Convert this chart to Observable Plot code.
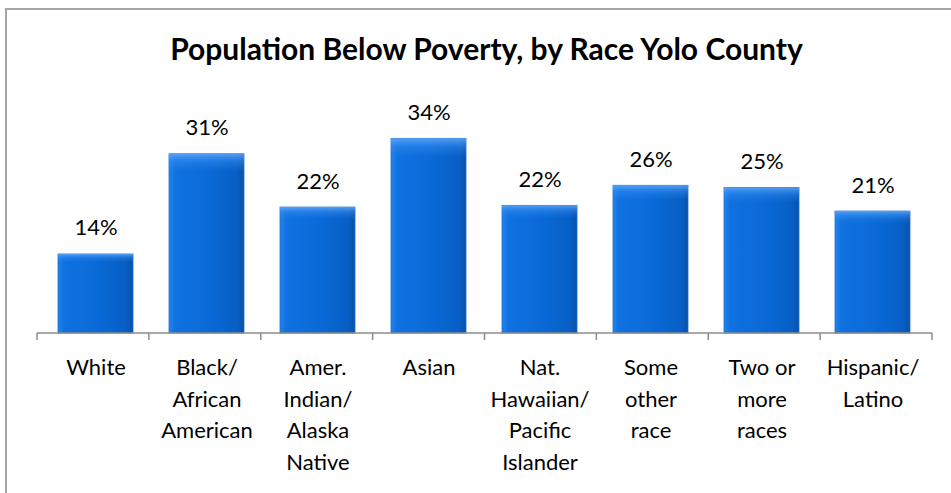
<!DOCTYPE html>
<html>
<head>
<meta charset="utf-8">
<script src="https://cdn.jsdelivr.net/npm/d3@7"></script>
<script src="https://cdn.jsdelivr.net/npm/@observablehq/plot@0.6"></script>
<style>
  html, body { margin: 0; padding: 0; background: #fff; }
  #wrap { position: relative; width: 951px; height: 493px; overflow: hidden; background: #fff; font-family: Lato, "Open Sans", sans-serif; }
  #frame { position: absolute; left: 5px; top: 8px; width: 960px; height: 500px; border-left: 2px solid #a6a6a6; border-top: 2px solid #a6a6a6; box-sizing: border-box; }
  #title { position: absolute; left: 0; top: 0; width: 951px; height: 80px; padding-left: 22px; box-sizing: border-box; text-align: center; font-weight: 700; font-size: 30px; line-height: 96px; color: #000; }
  #chart { position: absolute; left: 0; top: 80px; }
</style>
</head>
<body>
<div id="wrap">
  <div id="frame"></div>
  <div id="title">Population Below Poverty, by Race Yolo County</div>
  <div id="chart"></div>
</div>
<script>
const categories = ["White", "Black/African American", "Amer. Indian/Alaska Native", "Asian", "Nat. Hawaiian/Pacific Islander", "Some other race", "Two or more races", "Hispanic/Latino"];
const tickLabels = ["White", "Black/\nAfrican\nAmerican", "Amer.\nIndian/\nAlaska\nNative", "Asian", "Nat.\nHawaiian/\nPacific\nIslander", "Some\nother\nrace", "Two or\nmore\nraces", "Hispanic/\nLatino"];
const values = [13.8, 31.3, 22.0, 34.0, 22.3, 25.8, 25.4, 21.3];
const valueLabels = ["14%", "31%", "22%", "34%", "22%", "26%", "25%", "21%"];

const data = categories.map((c, i) => ({category: c, value: values[i], label: valueLabels[i]}));
const labelOf = new Map(categories.map((c, i) => [c, tickLabels[i]]));

const W = 951, H = 413;
const boundaryTicks = (index, scales, values, dimensions) => {
  const g = d3.create("svg:g");
  const left = dimensions.marginLeft, right = dimensions.width - dimensions.marginRight;
  const n = categories.length, step = (right - left) / n;
  const y0 = scales.y(0);
  for (let k = 0; k <= n; k++) {
    const x = left + k * step;
    g.append("line").attr("x1", x).attr("x2", x).attr("y1", y0).attr("y2", y0 + 7)
      .attr("stroke", "#8c8c8c").attr("stroke-width", 1.5);
  }
  g.append("line").attr("x1", left).attr("x2", right).attr("y1", y0).attr("y2", y0)
    .attr("stroke", "#8c8c8c").attr("stroke-width", 1.5);
  return g.node();
};

const chart = Plot.plot({
  width: W,
  height: H,
  marginLeft: 37,
  marginRight: 19,
  marginTop: 24,
  marginBottom: 160,
  style: {fontFamily: "Lato, 'Open Sans', sans-serif", background: "transparent", color: "#000"},
  x: {domain: categories, paddingInner: 0.32, paddingOuter: 0.16, label: null},
  y: {domain: [0, 40], axis: null},
  marks: [
    Plot.barY(data, {x: "category", y: "value", fill: "url(#barGrad)", stroke: "#1b6fcf", strokeWidth: 0.8, style: "filter:url(#barShadow)"}),
    Plot.barY(data, {x: "category", y: "value", fill: "url(#barBevel)"}),
    boundaryTicks,
    Plot.text(data, {x: "category", y: "value", text: "label", fontSize: 22, dy: -19, lineAnchor: "bottom", fill: "#000"}),
    Plot.axisX({tickSize: 0, tickPadding: 19, fontSize: 22, lineHeight: 1.44, tickFormat: d => labelOf.get(d), fill: "#000"})
  ]
});

const defs = d3.select(chart).insert("defs", ":first-child");
const g1 = defs.append("linearGradient").attr("id", "barGrad").attr("x1", 0).attr("x2", 1).attr("y1", 0).attr("y2", 0);
[["0%", "#2284ee"], ["8%", "#0f72e0"], ["50%", "#0a6ad8"], ["90%", "#075fc6"], ["100%", "#0a52a8"]]
  .forEach(([o, c]) => g1.append("stop").attr("offset", o).attr("stop-color", c));
const g2 = defs.append("linearGradient").attr("id", "barBevel").attr("x1", 0).attr("x2", 0).attr("y1", 0).attr("y2", 1);
[["0%", "#6fb0ff", 0.75], ["4%", "#3f93f5", 0.45], ["10%", "#2a85ee", 0.0], ["100%", "#000", 0.0]]
  .forEach(([o, c, a]) => g2.append("stop").attr("offset", o).attr("stop-color", c).attr("stop-opacity", a));
const f = defs.append("filter").attr("id", "barShadow").attr("x", "-20%").attr("y", "-10%").attr("width", "140%").attr("height", "130%");
f.append("feDropShadow").attr("dx", 0).attr("dy", 3).attr("stdDeviation", 3).attr("flood-color", "#000").attr("flood-opacity", 0.3);

document.getElementById("chart").appendChild(chart);
</script>
</body>
</html>
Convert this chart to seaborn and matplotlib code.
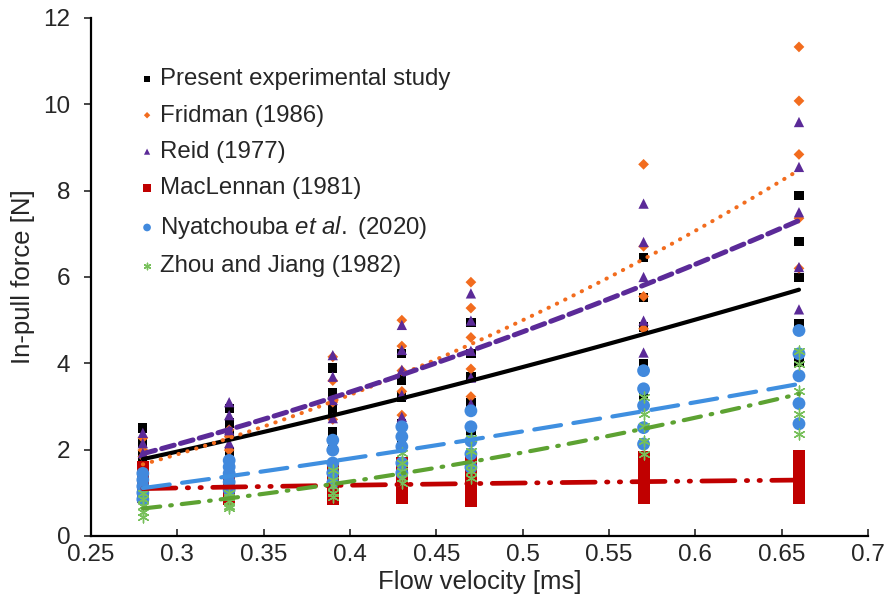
import matplotlib
matplotlib.use("Agg")
import matplotlib.pyplot as plt
import numpy as np
import pandas as pd
import seaborn as sns

velocity = [0.28, 0.33, 0.39, 0.43, 0.47, 0.57, 0.66]

# in-pull force values read per velocity
present = [[2.5, 2.15, 1.85, 1.5, 1.2], [2.96, 2.62, 2.38, 1.95, 1.6], [3.89, 3.31, 2.92, 2.42, 2.0],
           [4.22, 3.61, 3.22, 2.6, 2.25], [4.95, 4.22, 3.68, 3.09, 2.44],
           [6.45, 5.53, 4.84, 3.99, 3.25], [7.88, 6.83, 5.99, 4.93, 4.02]]
fridman = [[2.27, 1.99, 1.84, 1.65, 1.3], [2.46, 2.3, 1.99, 1.8, 1.5], [4.15, 3.6, 3.1, 2.7],
           [5.0, 4.4, 3.83, 3.35, 2.8], [5.88, 5.28, 4.6, 3.87, 3.23],
           [8.61, 6.71, 5.55, 4.8], [11.33, 10.08, 8.84, 7.36, 6.2]]
reid = [[2.39, 2.15, 1.92, 1.7, 1.45], [3.1, 2.8, 2.45, 2.15, 1.8], [4.19, 3.69, 3.15, 2.73],
        [4.89, 4.31, 3.85, 3.27, 2.76], [5.62, 4.99, 4.29, 3.67, 3.06],
        [7.7, 6.81, 6.0, 4.99, 4.25], [9.59, 8.55, 7.5, 6.23, 5.25]]
maclennan = [[1.6, 1.4, 1.2, 1.05, 0.95, 0.9], [1.34, 1.2, 1.05, 0.95, 0.85],
             [1.6, 1.4, 1.2, 1.05, 0.95, 0.85], [1.69, 1.5, 1.3, 1.1, 0.95, 0.88],
             [1.74, 1.5, 1.3, 1.1, 0.95, 0.82], [1.82, 1.6, 1.4, 1.2, 1.0, 0.87],
             [1.85, 1.65, 1.45, 1.25, 1.05, 0.88]]
nyatchouba = [[1.45, 1.3, 1.15, 1.0, 0.85], [1.75, 1.6, 1.45, 1.25, 1.07],
              [2.22, 1.99, 1.69, 1.46, 1.23], [2.53, 2.3, 2.07, 1.69, 1.46],
              [2.9, 2.53, 2.2, 1.9, 1.59], [3.83, 3.41, 3.02, 2.51, 2.13],
              [4.76, 4.22, 3.71, 3.07, 2.6]]
zhou = [[1.0, 0.85, 0.7, 0.55, 0.45], [1.0, 0.9, 0.8, 0.7, 0.65],
        [1.53, 1.3, 1.15, 1.0, 0.9], [1.92, 1.7, 1.5, 1.35, 1.23],
        [2.28, 1.97, 1.67, 1.51, 1.35], [3.21, 2.83, 2.55, 2.2, 1.9],
        [4.29, 3.99, 3.37, 2.83, 2.37]]

labels = ["Present experimental study", "Fridman (1986)", "Reid (1977)",
          "MacLennan (1981)", r"Nyatchouba $\it{et\ al.}$ (2020)", "Zhou and Jiang (1982)"]
series = [present, fridman, reid, maclennan, nyatchouba, zhou]

def to_frame(vals, name):
    rows = []
    for v, ys in zip(velocity, vals):
        for y in ys:
            rows.append((name, v, y))
    return pd.DataFrame(rows, columns=["serie", "velocity", "force"])

df = pd.concat([to_frame(s, l) for s, l in zip(series, labels)], ignore_index=True)

sns.set_style("ticks")
plt.rcParams["font.family"] = ["Liberation Sans", "DejaVu Sans"]
plt.rcParams["mathtext.fontset"] = "custom"
plt.rcParams["mathtext.rm"] = "Liberation Sans"
plt.rcParams["mathtext.it"] = "Liberation Sans:italic"

# marker, point colour, line colour, line style, line width, marker size
estilos = [
    ("s", "#000000", "#000000", "-", 3.0, 45),
    ("D", "#F26C1E", "#F26C1E", (0, (0.1, 2.2)), 2.9, 30),
    ("^", "#5B2A98", "#5B2A98", (0, (2.6, 1.3)), 3.6, 55),
    ("s", "#C00000", "#C00000", (0, (7, 2.4, 0.3, 2.4, 0.3, 2.4)), 3.4, 75),
    ("o", "#4189DD", "#3F8FE0", (0, (6.5, 3)), 3.0, 85),
    ((6, 2, 0), "#77C05A", "#5DA232", (0, (4.2, 2.4, 0.4, 2.4)), 3.0, 60),
]

fig = plt.figure(figsize=(8.96, 6), dpi=100)
ax = fig.add_axes([0.1016, 0.1067, 0.8672, 0.8633])

for lab, (mk, col, lcol, ls, lw, sz) in zip(labels, estilos):
    d = df[df["serie"] == lab]
    if isinstance(mk, tuple):
        sns.scatterplot(data=d, x="velocity", y="force", ax=ax, marker=mk, color=col,
                        s=sz, linewidth=1.0, label=lab, zorder=2)
    else:
        sns.scatterplot(data=d, x="velocity", y="force", ax=ax, marker=mk, color=col,
                        s=sz, edgecolor="none", linewidth=0, label=lab, zorder=2)

# power trend lines (fit in log-log space, like the spreadsheet trendline)
xs = np.linspace(min(velocity), max(velocity), 100)
for lab, (mk, col, lcol, ls, lw, sz) in zip(labels, estilos):
    d = df[df["serie"] == lab]
    b, a = np.polyfit(np.log(d["velocity"]), np.log(d["force"]), 1)
    tend = pd.DataFrame({"velocity": xs, "force": np.exp(a) * xs ** b})
    sns.lineplot(data=tend, x="velocity", y="force", ax=ax, color=lcol, linestyle=ls,
                 linewidth=lw, dash_capstyle="round", zorder=3, legend=False)

ax.set_xlim(0.25, 0.7)
ax.set_ylim(0, 12)
ax.set_xticks(np.arange(0.25, 0.701, 0.05))
ax.set_xticklabels(["0.25", "0.3", "0.35", "0.4", "0.45", "0.5", "0.55", "0.6", "0.65", "0.7"])
ax.set_yticks(range(0, 13, 2))
ax.tick_params(axis="x", direction="in", length=5, width=1.2, labelsize=17.5, pad=6)
ax.tick_params(axis="y", direction="out", length=5, width=1.2, labelsize=17.5, pad=10)
ax.set_xlabel("Flow velocity [ms]", fontsize=18.5, labelpad=3)
ax.set_ylabel("In-pull force [N]", fontsize=18.5, labelpad=6)
sns.despine(ax=ax)
for sp in ["left", "bottom"]:
    ax.spines[sp].set_linewidth(1.6)
    ax.spines[sp].set_color("black")

ax.legend(loc="upper left", bbox_to_anchor=(0.035, 0.945), frameon=False, fontsize=17.3,
          markerscale=0.6, handlelength=0.6, handletextpad=0.25, labelspacing=0.6)

fig.savefig("out.png", dpi=100)
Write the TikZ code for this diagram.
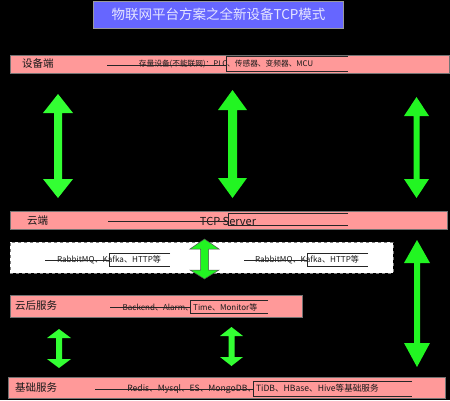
\documentclass[tikz,border=0pt]{standalone}
\usepackage{fontspec}
\setmainfont{Noto Sans CJK SC}
\definecolor{barpink}{HTML}{FF9999}
\definecolor{titleblue}{HTML}{6666FF}
\definecolor{titletext}{HTML}{E6E6FF}
\definecolor{agreen}{HTML}{22F522}
\definecolor{agreenb}{HTML}{33FF33}
\newcommand\dbarrow[8]{% style, cx, ytop, ybot, halfhead, halfshaft, headtop, headbot
  \filldraw[#1] (#2,#3) -- (#2+#5,#3+#7) -- (#2+#6,#3+#7) -- (#2+#6,#4-#8) -- (#2+#5,#4-#8)
    -- (#2,#4) -- (#2-#5,#4-#8) -- (#2-#6,#4-#8) -- (#2-#6,#3+#7) -- (#2-#5,#3+#7) -- cycle;}
\begin{document}
\begin{tikzpicture}[x=1pt,y=-1pt,
  bar/.style={fill=barpink, draw=black!55, line width=0.5pt, anchor=north west, inner sep=0pt},
  lbl/.style={anchor=west, inner sep=0pt, font=\fontsize{10.5}{12}\selectfont, text=black!90},
  itemtxt/.style={inner sep=0pt, font=\fontsize{7.7}{9}\selectfont, text=black!90},
  strikeline/.style={line width=0.6pt, draw=black!85},
  arr/.style={fill=agreen, draw=none},
  arrb/.style={fill=agreenb, draw=none},
  arro/.style={fill=agreen, draw=black!70, line width=0.5pt}]
\fill[black] (0,0) rectangle (450,400);
\useasboundingbox (0,0) rectangle (450,400);

% title
\node[fill=titleblue, draw=black!40, line width=0.4pt, minimum width=250pt, minimum height=27pt, inner sep=0pt,
  text=titletext, font=\fontsize{13.5}{16}\selectfont] (title) at (218.5,14.5) {物联网平台方案之全新设备TCP模式};

% device bar
\node[bar, minimum width=439pt, minimum height=18pt] (dev) at (10,55) {};
\node[lbl] (devl) at (22,64) {设备端};
\node[itemtxt] (devt) at (226,64) {存量设备(不能联网)：PLC、传感器、变频器、MCU};
\draw[strikeline] (107,65) -- (226,65);
\draw[strikeline] (348,56) -- (226,56) -- (226,71) -- (348,71);

% arrows device <-> cloud
\dbarrow{arrb}{58}{94}{198}{15}{4}{19}{19}
\dbarrow{arr}{232.5}{90}{198}{14.5}{4.5}{20}{20}
\dbarrow{arr}{416.5}{97}{198}{12.5}{3}{19}{19}

% cloud bar
\node[bar, minimum width=437pt, minimum height=18pt] (cloud) at (10,211) {};
\node[lbl] (cloudl) at (27,221) {云端};
\node[inner sep=0pt, font=\fontsize{11}{13}\selectfont, text=black!90] (cloudt) at (228,221) {TCP Server};
\draw[strikeline] (108,221) -- (228,221);
\draw[strikeline] (348,213) -- (228,213) -- (228,225) -- (348,225);

% queue box
\node[fill=white, draw=gray, dashed, line width=0.5pt, anchor=north west, minimum width=383pt, minimum height=31pt, inner sep=0pt] (mq) at (10,242) {};
\node[itemtxt, font=\fontsize{8.1}{10}\selectfont] (mq1) at (109,260) {RabbitMQ、Kafka、HTTP等};
\draw[strikeline] (45,260) -- (109,260);
\draw[strikeline] (170,253) -- (109,253) -- (109,266) -- (170,266);
\node[itemtxt, font=\fontsize{8.1}{10}\selectfont] (mq2) at (307,260) {RabbitMQ、Kafka、HTTP等};
\draw[strikeline] (244,260) -- (307,260);
\draw[strikeline] (368,253) -- (307,253) -- (307,266) -- (368,266);
\dbarrow{arro}{204.5}{239}{279}{14.5}{4}{10}{9}

% right long arrow
\dbarrow{arr}{417}{240}{367}{13}{3}{23}{24}

% backend bar
\node[bar, minimum width=292pt, minimum height=22pt] (back) at (10,295) {};
\node[lbl] (backl) at (15,306) {云后服务};
\node[itemtxt, font=\fontsize{8}{10}\selectfont] (backt) at (190,307) {Backend、Alarm、Time、Monitor等};
\draw[strikeline] (110,307) -- (190,307);
\draw[strikeline] (268,300) -- (190,300) -- (190,313) -- (268,313);

% small arrows
\dbarrow{arrb}{59}{329}{368}{12}{3}{9}{9}
\dbarrow{arrb}{231.5}{327}{366}{11.5}{3}{9}{9}

% base bar
\node[bar, minimum width=437pt, minimum height=21pt] (base) at (8,377) {};
\node[lbl] (basel) at (15,388) {基础服务};
\node[itemtxt, font=\fontsize{8.6}{10}\selectfont] (baset) at (253,389) {Redis、Mysql、ES、MongoDB、TiDB、HBase、Hive等基础服务};
\draw[strikeline] (95,389) -- (253,389);
\draw[strikeline] (412,381) -- (253,381) -- (253,396) -- (412,396);
\end{tikzpicture}
\end{document}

- [THE TASK]
Above are some entries. Restate word for word the lines from the one holding "Convert this chart to seaborn" through the one holding "velocity = [0.28, 0.33, 0.39, 0.43, 0.47, 0.57, 0.66]", but not the pictures.

- [OUTPUT OF THE TASK]
Convert this chart to seaborn and matplotlib code.
import matplotlib
matplotlib.use("Agg")
import matplotlib.pyplot as plt
import numpy as np
import pandas as pd
import seaborn as sns

velocity = [0.28, 0.33, 0.39, 0.43, 0.47, 0.57, 0.66]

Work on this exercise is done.